(Information shown)
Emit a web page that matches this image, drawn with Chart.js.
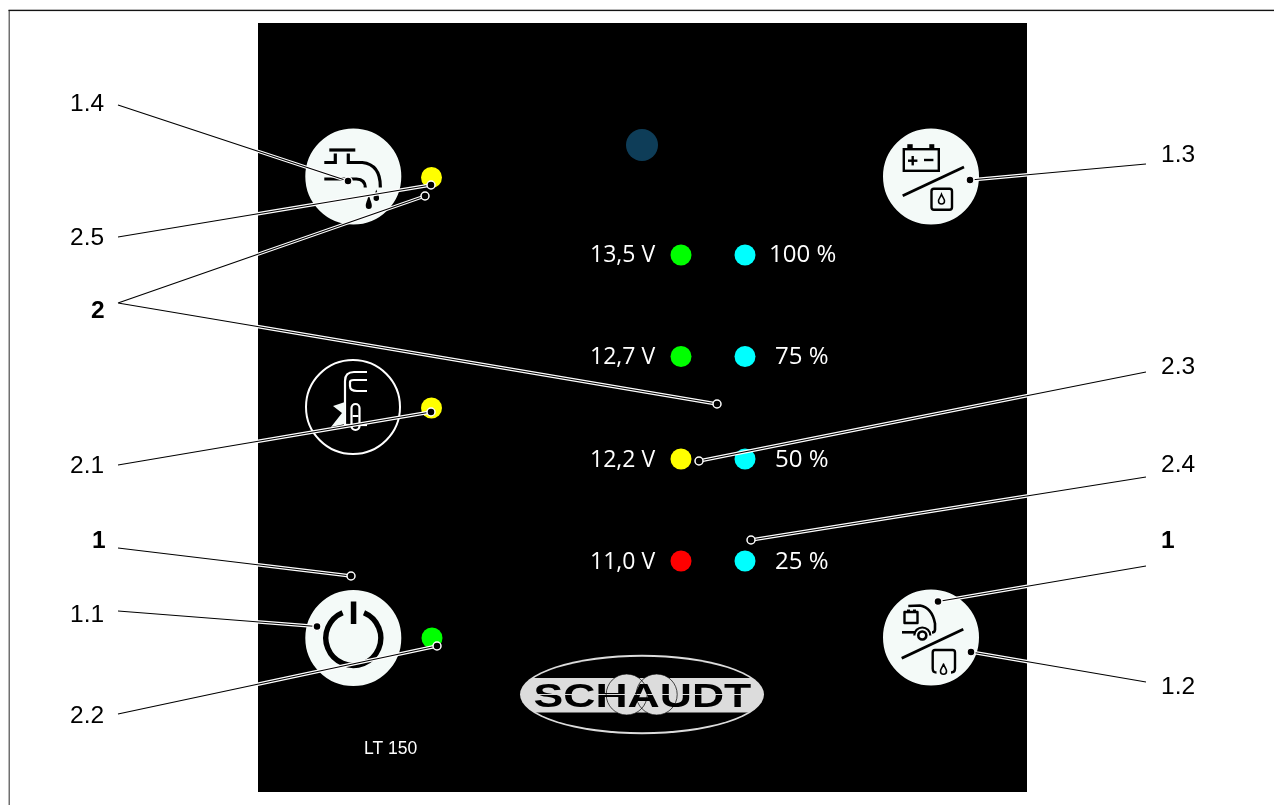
<!DOCTYPE html>
<html lang="de">
<head>
    <meta charset="UTF-8">
    <title>LT 150</title>
    <script src="https://cdn.jsdelivr.net/npm/chart.js"></script>
    <style>
        html, body { margin: 0; padding: 0; background: #ffffff; overflow: hidden; }
        canvas { display: block; }
    </style>
</head>
<body>
    <canvas id="chartCanvas" width="1274" height="805"></canvas>
    <script>
        // Buttons on the panel
        const buttonX = [353.3, 353, 353.3, 931, 931];
        const buttonY = [176.5, 407, 638, 176.5, 637.5];
        const buttonFill = ["#f4faf8", "#000000", "#f4faf8", "#f4faf8", "#f4faf8"];
        const buttonEdge = ["#f4faf8", "#ffffff", "#f4faf8", "#f4faf8", "#f4faf8"];

        // LEDs
        const ledX = [431.5, 431.5, 432, 681, 681, 681, 681, 745, 745, 745, 745];
        const ledY = [177.5, 408, 638, 255, 356.5, 459, 561, 255, 356.5, 459, 561];
        const ledColors = ["#ffff00", "#ffff00", "#00ff00", "#00ff00", "#00ff00", "#ffff00", "#ff0000",
            "#00ffff", "#00ffff", "#00ffff", "#00ffff"];

        // Panel texts
        const voltLabels = ["13,5 V", "12,7 V", "12,2 V", "11,0 V"];
        const percentLabels = ["100 %", "75 %", "50 %", "25 %"];
        const percentLeft = [769, 775, 775, 775];
        const rowBaseline = [262, 364, 467, 569];

        // Callouts
        const calloutLabels = ["1.4", "2.5", "2", "2.1", "1", "1.1", "2.2", "1.3", "2.3", "2.4", "1", "1.2"];
        const calloutX = [70, 70, 91, 70, 92, 70, 70, 1161, 1161, 1161, 1161, 1161];
        const calloutY = [111, 245, 318, 473, 548, 622, 723, 162, 374, 472, 548, 694];
        const calloutBold = [false, false, true, false, true, false, false, false, false, false, true, false];

        // Leader lines
        const leaderFrom = [[118, 105], [118, 237], [118, 303], [118, 303], [118, 465], [118, 548], [118, 611], [118, 714],
            [1146, 164], [1146, 372], [1146, 477], [1146, 566], [1146, 682]];
        const leaderTo = [[348, 181], [431, 185], [425, 196], [717, 404], [431, 412], [351, 576], [317, 626.5], [437, 646],
            [970, 180], [699, 461], [751, 540], [938, 601.5], [971, 652]];

        const leaderPath = [];
        leaderFrom.forEach((p, i) => {
            leaderPath.push({ x: p[0], y: p[1] }, { x: leaderTo[i][0], y: leaderTo[i][1] }, { x: null, y: null });
        });
        const zip = (xs, ys) => xs.map((x, i) => ({ x: x, y: ys[i] }));

        // Black panel and the outer frame
        const panelPlugin = {
            id: "panelPlugin",
            beforeDatasetsDraw(chart) {
                const c = chart.ctx, sx = chart.scales.x, sy = chart.scales.y;
                c.save();
                c.fillStyle = "#000000";
                const l = sx.getPixelForValue(258), t = sy.getPixelForValue(23);
                c.fillRect(l, t, sx.getPixelForValue(1027) - l, sy.getPixelForValue(792) - t);
                c.fillStyle = "#707070";
                c.fillRect(sx.getPixelForValue(8.5), sy.getPixelForValue(10), 1.5, 795);
                c.fillStyle = "#141414";
                c.fillRect(sx.getPixelForValue(8.5), sy.getPixelForValue(9.7), 1266, 1.4);
                drawLogo(c, sx, sy);
                c.restore();
            }
        };

        function drop(c, x, y, h, w) {
            c.beginPath();
            c.moveTo(x, y - h / 2);
            c.bezierCurveTo(x + w * 0.2, y - h * 0.15, x + w * 0.55, y + h * 0.05, x + w * 0.5, y + h * 0.22);
            c.arc(x, y + h * 0.22, w / 2, 0, Math.PI);
            c.bezierCurveTo(x - w * 0.55, y + h * 0.05, x - w * 0.2, y - h * 0.15, x, y - h / 2);
            c.closePath();
        }

        function drawLogo(c, sx, sy) {
            const x = sx.getPixelForValue(642), y = sy.getPixelForValue(694.5);
            c.save();
            c.fillStyle = "#dcdcdc";
            c.beginPath();
            c.ellipse(x, y, 122, 39.7, 0, 0, Math.PI * 2);
            c.fill();
            c.save();
            c.beginPath();
            c.rect(x - 130, y - 45, 260, 28.5);
            c.rect(x - 130, y + 18, 260, 28);
            c.clip();
            c.fillStyle = "#000000";
            c.beginPath();
            c.ellipse(x, y, 120, 37.7, 0, 0, Math.PI * 2);
            c.fill();
            c.restore();
            [-15.3, 14.7].forEach(dx => {
                c.beginPath();
                c.arc(x + dx, y, 20.5, 0, Math.PI * 2);
                c.fillStyle = "#dcdcdc";
                c.fill();
            });
            c.save();
            c.translate(x - 108.5, y + 12);
            c.scale(1.35, 1);
            c.fillStyle = "#000000";
            c.textAlign = "left";
            c.textBaseline = "alphabetic";
            c.font = "bold 33px 'Liberation Sans'";
            c.fillText("SCHAUDT", 0, 0);
            c.restore();
            // hairline through the letters
            c.fillStyle = "#dcdcdc";
            c.fillRect(x - 106, y - 0.5, 214, 1);
            c.strokeStyle = "#000000";
            c.lineWidth = 0.7;
            [-15.3, 14.7].forEach(dx => {
                c.beginPath();
                c.arc(x + dx, y, 20.5, 0, Math.PI * 2);
                c.stroke();
            });
            c.restore();
        }

        // Symbols on the buttons, coordinates relative to the button's own centre
        const iconDrawers = [
            function tap(c) {
                c.strokeStyle = "#000000"; c.lineWidth = 3.2; c.lineCap = "butt";
                c.beginPath(); c.moveTo(-24, -26.5); c.lineTo(2, -26.5); c.stroke();
                c.beginPath(); c.moveTo(-18, -23); c.lineTo(-18, -14); c.lineTo(-29, -14); c.stroke();
                c.beginPath(); c.moveTo(-5, -23); c.lineTo(-5, -14); c.lineTo(9, -14);
                c.quadraticCurveTo(27, -12, 27, 10); c.lineTo(27, 11); c.stroke();
                c.beginPath(); c.moveTo(-29, 2.5); c.lineTo(3, 2.5); c.quadraticCurveTo(12, 3, 12, 11); c.stroke();
                c.fillStyle = "#000000";
                drop(c, 15.5, 26, 16, 6); c.fill();
                drop(c, 23, 19, 12, 5.5); c.fill();
            },
            function filler(c) {
                c.strokeStyle = "#ffffff"; c.lineWidth = 2.2; c.lineCap = "butt";
                c.beginPath(); c.moveTo(14, -35); c.lineTo(1, -35); c.quadraticCurveTo(-8, -35, -8, -26); c.lineTo(-8, 18); c.stroke();
                c.beginPath(); c.moveTo(14, -16); c.lineTo(4, -16); c.quadraticCurveTo(-3, -16, -3, -21);
                c.lineTo(-3, -25); c.quadraticCurveTo(-3, -27, 1, -27); c.lineTo(14, -27); c.stroke();
                c.beginPath(); c.moveTo(-8, 18); c.lineTo(14, 18); c.stroke();
                c.fillStyle = "#f4faf8";
                c.beginPath(); c.moveTo(-8, -5); c.lineTo(-20, -1); c.lineTo(-11, 6); c.lineTo(-22, 20); c.lineTo(-8, 17); c.closePath(); c.fill();
                c.lineWidth = 2.2;
                c.fillStyle = "#000000";
                c.beginPath(); c.roundRect(-1.5, -3, 8, 26, 4); c.fill(); c.stroke();
                c.fillStyle = "#ffffff";
                c.fillRect(-0.5, 8, 6, 2);
            },
            function power(c) {
                c.strokeStyle = "#000000"; c.lineWidth = 5.4; c.lineCap = "butt";
                c.beginPath(); c.arc(0, 0, 27.5, -Math.PI / 2 + 0.4, -Math.PI / 2 - 0.4); c.stroke();
                c.fillStyle = "#000000";
                c.fillRect(-2.5, -36.5, 5.5, 22.5);
            },
            function batteryTank(c) {
                c.strokeStyle = "#000000"; c.fillStyle = "#000000"; c.lineWidth = 2.4; c.lineCap = "butt";
                c.strokeRect(-27.2, -27.3, 35, 21.6);
                c.fillRect(-23.7, -32.3, 5.4, 4.2); c.fillRect(-1.7, -32.3, 5, 4.2);
                c.fillRect(-23, -17, 9.4, 2.4); c.fillRect(-19.5, -20.5, 2.4, 9.4);
                c.fillRect(-7, -17.7, 9.4, 2.4);
                c.lineWidth = 2.8;
                c.beginPath(); c.moveTo(-28.3, 19.2); c.lineTo(33, -9.5); c.stroke();
                c.lineWidth = 2.4;
                c.beginPath(); c.roundRect(0.5, 12.2, 20.5, 21, 2.5); c.stroke();
                c.lineWidth = 1.5;
                drop(c, 10.5, 22.5, 9.5, 6); c.stroke();
            },
            function truckTank(c) {
                c.strokeStyle = "#000000"; c.lineWidth = 2.6; c.lineCap = "butt"; c.lineJoin = "round";
                c.beginPath(); c.moveTo(-22.7, -31.5); c.lineTo(-11, -32); c.quadraticCurveTo(1, -30, 4, -14);
                c.lineTo(4, -8); c.quadraticCurveTo(4, -5, 1, -5); c.stroke();
                c.beginPath(); c.moveTo(-29, -5.2); c.lineTo(-15, -5.2); c.stroke();
                c.beginPath(); c.arc(-8.7, -2, 4, 0, Math.PI * 2); c.stroke();
                c.lineWidth = 2.2;
                c.beginPath(); c.arc(-8.7, -2, 8, Math.PI, Math.PI * 2); c.stroke();
                c.lineWidth = 2.4;
                c.strokeRect(-26.5, -25.5, 13, 11);
                c.fillStyle = "#000000"; c.fillRect(-24, -28, 3, 2.4); c.fillRect(-18, -28, 3, 2.4);
                c.lineWidth = 2.8;
                c.beginPath(); c.moveTo(-29.3, 20.8); c.lineTo(32.3, -8.2); c.stroke();
                c.lineWidth = 2.4;
                c.beginPath(); c.moveTo(5.5, 35); c.quadraticCurveTo(1.7, 35, 1.7, 31); c.lineTo(1.7, 15);
                c.quadraticCurveTo(1.7, 12.5, 4, 12.5); c.lineTo(21.5, 12.5); c.quadraticCurveTo(24, 12.5, 24, 15);
                c.lineTo(24, 31); c.quadraticCurveTo(24, 35, 20, 35); c.stroke();
                c.lineWidth = 1.6;
                drop(c, 12.5, 31.5, 10, 6); c.stroke();
            }
        ];

        const iconPlugin = {
            id: "iconPlugin",
            afterDatasetDraw(chart, args) {
                if (args.index !== 0) return;
                const c = chart.ctx, sx = chart.scales.x, sy = chart.scales.y;
                iconDrawers.forEach((draw, i) => {
                    c.save();
                    c.translate(sx.getPixelForValue(buttonX[i]), sy.getPixelForValue(buttonY[i]));
                    draw(c);
                    c.restore();
                });
            }
        };

        const textPlugin = {
            id: "textPlugin",
            afterDatasetsDraw(chart) {
                const c = chart.ctx, sx = chart.scales.x, sy = chart.scales.y;
                c.save();
                c.textAlign = "left";
                c.textBaseline = "alphabetic";
                c.fillStyle = "#000000";
                calloutLabels.forEach((t, i) => {
                    c.font = (calloutBold[i] ? "bold " : "") + "24.5px 'Liberation Sans'";
                    c.fillText(t, sx.getPixelForValue(calloutX[i]), sy.getPixelForValue(calloutY[i]));
                });
                c.fillStyle = "#ffffff";
                rowBaseline.forEach((y, i) => {
                    c.font = "23px 'Open Sans'";
                    c.fillText(voltLabels[i], sx.getPixelForValue(590), sy.getPixelForValue(y));
                    c.font = "24px 'Open Sans'";
                    c.fillText(percentLabels[i], sx.getPixelForValue(percentLeft[i]), sy.getPixelForValue(y));
                });
                c.font = "17.5px 'Liberation Sans'";
                c.fillText("LT 150", sx.getPixelForValue(364), sy.getPixelForValue(754));
                c.restore();
            }
        };

        new Chart(document.getElementById("chartCanvas").getContext("2d"), {
            type: "scatter",
            data: {
                datasets: [
                    {
                        label: "Tasten",
                        data: zip(buttonX, buttonY),
                        pointRadius: 47,
                        pointBackgroundColor: buttonFill,
                        pointBorderColor: buttonEdge,
                        pointBorderWidth: 2,
                        order: 5
                    },
                    {
                        label: "LED",
                        data: zip(ledX, ledY),
                        pointRadius: 10.5,
                        pointBackgroundColor: ledColors,
                        pointBorderWidth: 0,
                        order: 4
                    },
                    {
                        label: "Sensor",
                        data: [{ x: 642, y: 145 }],
                        pointRadius: 16,
                        pointBackgroundColor: "#0e3d58",
                        pointBorderWidth: 0,
                        order: 4
                    },
                    {
                        label: "Linien weiss",
                        data: leaderPath,
                        showLine: true,
                        spanGaps: false,
                        borderColor: "#ffffff",
                        borderWidth: 3.4,
                        pointRadius: 0,
                        order: 3
                    },
                    {
                        label: "Linien",
                        data: leaderPath,
                        showLine: true,
                        spanGaps: false,
                        borderColor: "#000000",
                        borderWidth: 1.2,
                        pointRadius: 0,
                        order: 2
                    },
                    {
                        label: "Linienenden",
                        data: leaderTo.map(p => ({ x: p[0], y: p[1] })),
                        pointRadius: 4,
                        pointBackgroundColor: "#000000",
                        pointBorderColor: "#ffffff",
                        pointBorderWidth: 1.5,
                        order: 1
                    }
                ]
            },
            options: {
                responsive: false,
                animation: false,
                layout: { autoPadding: false, padding: 0 },
                plugins: { legend: { display: false }, tooltip: { enabled: false }, title: { display: false } },
                scales: {
                    x: { type: "linear", display: false, min: 0, max: 1274 },
                    y: { type: "linear", display: false, min: 0, max: 805, reverse: true }
                }
            },
            plugins: [panelPlugin, iconPlugin, textPlugin]
        });
    </script>
</body>
</html>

(Problem)
Write out exactly the lines between the start of the data and the line with "const rowBaseline = [262, 364, 467, 569];", including both, but none of the pictures.

(Reply to the exercise)
Emit a web page that matches this image, drawn with Chart.js.
<!DOCTYPE html>
<html lang="de">
<head>
    <meta charset="UTF-8">
    <title>LT 150</title>
    <script src="https://cdn.jsdelivr.net/npm/chart.js"></script>
    <style>
        html, body { margin: 0; padding: 0; background: #ffffff; overflow: hidden; }
        canvas { display: block; }
    </style>
</head>
<body>
    <canvas id="chartCanvas" width="1274" height="805"></canvas>
    <script>
        // Buttons on the panel
        const buttonX = [353.3, 353, 353.3, 931, 931];
        const buttonY = [176.5, 407, 638, 176.5, 637.5];
        const buttonFill = ["#f4faf8", "#000000", "#f4faf8", "#f4faf8", "#f4faf8"];
        const buttonEdge = ["#f4faf8", "#ffffff", "#f4faf8", "#f4faf8", "#f4faf8"];

        // LEDs
        const ledX = [431.5, 431.5, 432, 681, 681, 681, 681, 745, 745, 745, 745];
        const ledY = [177.5, 408, 638, 255, 356.5, 459, 561, 255, 356.5, 459, 561];
        const ledColors = ["#ffff00", "#ffff00", "#00ff00", "#00ff00", "#00ff00", "#ffff00", "#ff0000",
            "#00ffff", "#00ffff", "#00ffff", "#00ffff"];

        // Panel texts
        const voltLabels = ["13,5 V", "12,7 V", "12,2 V", "11,0 V"];
        const percentLabels = ["100 %", "75 %", "50 %", "25 %"];
        const percentLeft = [769, 775, 775, 775];
        const rowBaseline = [262, 364, 467, 569];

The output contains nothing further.